An academic from the University of Glasgow has been elected to one of Europe’s foremost senior research bodies, the Academia Europaea (Academy of Europe).

Professor Lorna M Hughes was elected on the strength of her worldwide reputation in the field of Digital Humanities. She is a pioneer in applying new digital techniques to the study of human history and experience, and the first person to hold multiple national Professorships in Digital Humanities.

Professor Hughes is based in the School of Humanities | Sgoil nan Daonnachdan, College of Arts. Her recent research grants include an AHRC-Irish Research Council award on advanced approaches to digital imaging, and she teaches on the Information Studies MsC Programmes in Information Management and Preservation, and Museum Studies.

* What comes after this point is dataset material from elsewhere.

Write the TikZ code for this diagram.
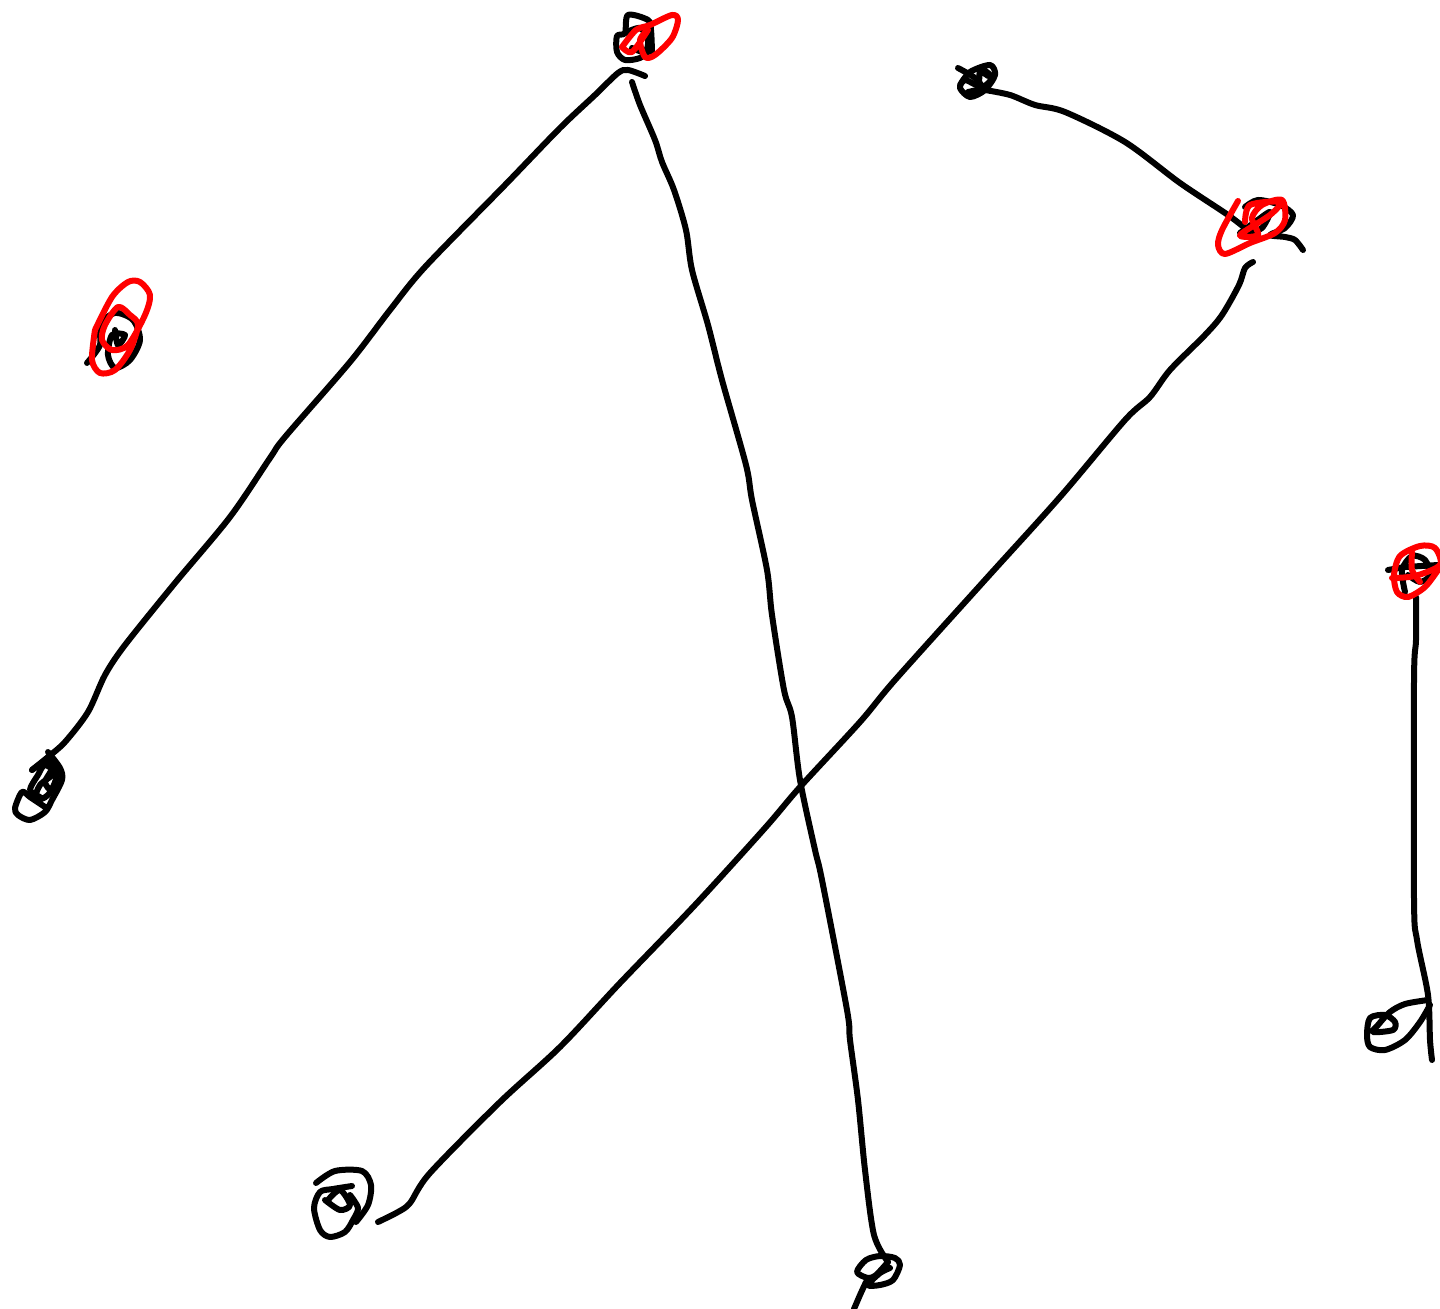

A photo of Professor Loran M Hughes

Professor Hughes said: “This is a great honour and I am pleased to be able to continue to promote close collaboration between Glasgow and Europe, given that Glasgow is an ancient European university. I am grateful to be part of a vibrant digital humanities research community at the University of Glasgow, the institution in the UK which has done the most to establish this field, thanks in part to its matchless museum, archive and special collections which are the basis of so much digital creativity”.

Academia Europaea is a pan-European academy of science, humanities and letters with a membership of more than 4,000 European eminent scholars working across the world, including over 70 Nobel prizewinners. Invitation to the Academy is a rigorous peer-reviewed process with all candidates recognised as foremost academics in their field.

Professor Hughes’s election reinforces the University of Glasgow’s outstanding reputation in Digital Humanities, in which Glasgow has been a world leader since the establishment of the field. Its elected members aim to promote learning, education and research and the Academy encourages interdisciplinary and international research in all areas, but particularly in relation to European issues.